Requirement: Lines containing the string "code" are to be counted. Write only how many there are.

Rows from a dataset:
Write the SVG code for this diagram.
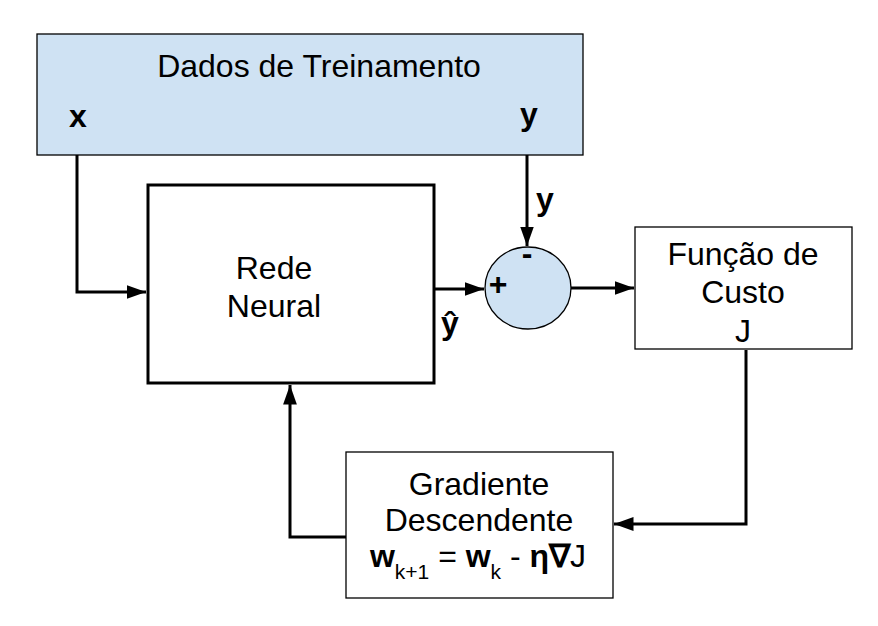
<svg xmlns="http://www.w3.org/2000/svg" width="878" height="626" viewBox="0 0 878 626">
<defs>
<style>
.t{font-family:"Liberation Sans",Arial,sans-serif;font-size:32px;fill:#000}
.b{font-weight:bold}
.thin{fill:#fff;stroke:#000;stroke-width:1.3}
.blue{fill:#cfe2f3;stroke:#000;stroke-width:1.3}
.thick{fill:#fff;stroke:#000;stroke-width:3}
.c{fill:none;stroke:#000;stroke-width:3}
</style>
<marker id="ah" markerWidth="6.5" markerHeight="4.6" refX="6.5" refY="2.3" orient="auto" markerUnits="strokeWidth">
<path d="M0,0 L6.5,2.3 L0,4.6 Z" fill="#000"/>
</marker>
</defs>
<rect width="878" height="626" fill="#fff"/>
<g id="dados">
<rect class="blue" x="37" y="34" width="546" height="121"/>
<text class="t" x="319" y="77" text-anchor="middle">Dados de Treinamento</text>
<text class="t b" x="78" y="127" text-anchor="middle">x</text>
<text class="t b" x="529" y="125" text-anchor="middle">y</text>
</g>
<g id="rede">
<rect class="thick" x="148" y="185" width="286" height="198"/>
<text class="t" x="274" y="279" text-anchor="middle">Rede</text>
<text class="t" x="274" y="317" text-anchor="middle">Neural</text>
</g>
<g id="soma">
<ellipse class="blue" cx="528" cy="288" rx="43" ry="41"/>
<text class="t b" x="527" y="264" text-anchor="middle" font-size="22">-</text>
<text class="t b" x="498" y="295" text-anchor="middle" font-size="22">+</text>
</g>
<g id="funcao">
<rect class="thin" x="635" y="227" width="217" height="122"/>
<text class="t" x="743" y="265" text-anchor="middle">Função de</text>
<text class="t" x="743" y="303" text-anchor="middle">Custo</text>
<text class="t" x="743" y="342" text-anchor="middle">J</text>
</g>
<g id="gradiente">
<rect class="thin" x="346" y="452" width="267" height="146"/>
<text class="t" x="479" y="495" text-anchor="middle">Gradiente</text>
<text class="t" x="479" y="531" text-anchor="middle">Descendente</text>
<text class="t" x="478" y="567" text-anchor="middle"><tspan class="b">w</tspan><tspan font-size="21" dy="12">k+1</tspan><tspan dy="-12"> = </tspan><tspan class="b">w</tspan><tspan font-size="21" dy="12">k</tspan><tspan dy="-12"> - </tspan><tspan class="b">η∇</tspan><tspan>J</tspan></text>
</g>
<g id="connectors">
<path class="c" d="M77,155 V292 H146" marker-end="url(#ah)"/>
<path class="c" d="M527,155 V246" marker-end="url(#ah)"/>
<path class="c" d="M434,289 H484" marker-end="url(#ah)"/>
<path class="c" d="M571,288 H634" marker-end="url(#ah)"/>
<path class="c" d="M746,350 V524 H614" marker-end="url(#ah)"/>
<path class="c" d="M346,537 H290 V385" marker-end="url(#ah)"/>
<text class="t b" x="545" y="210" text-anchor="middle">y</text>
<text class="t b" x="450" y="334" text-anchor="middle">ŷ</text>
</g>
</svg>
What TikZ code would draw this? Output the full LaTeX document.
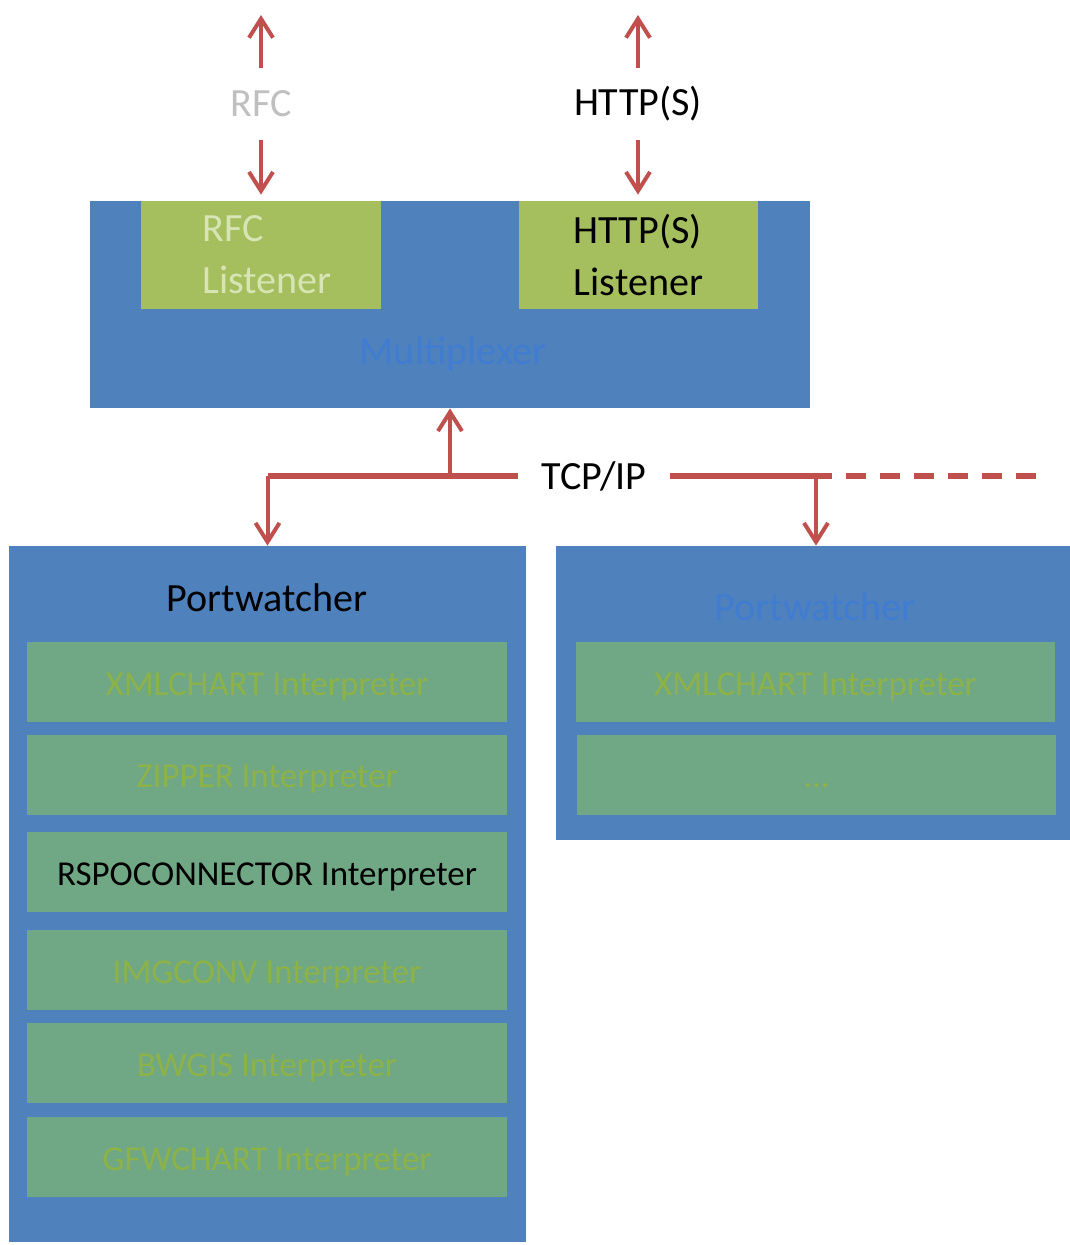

Answer: 2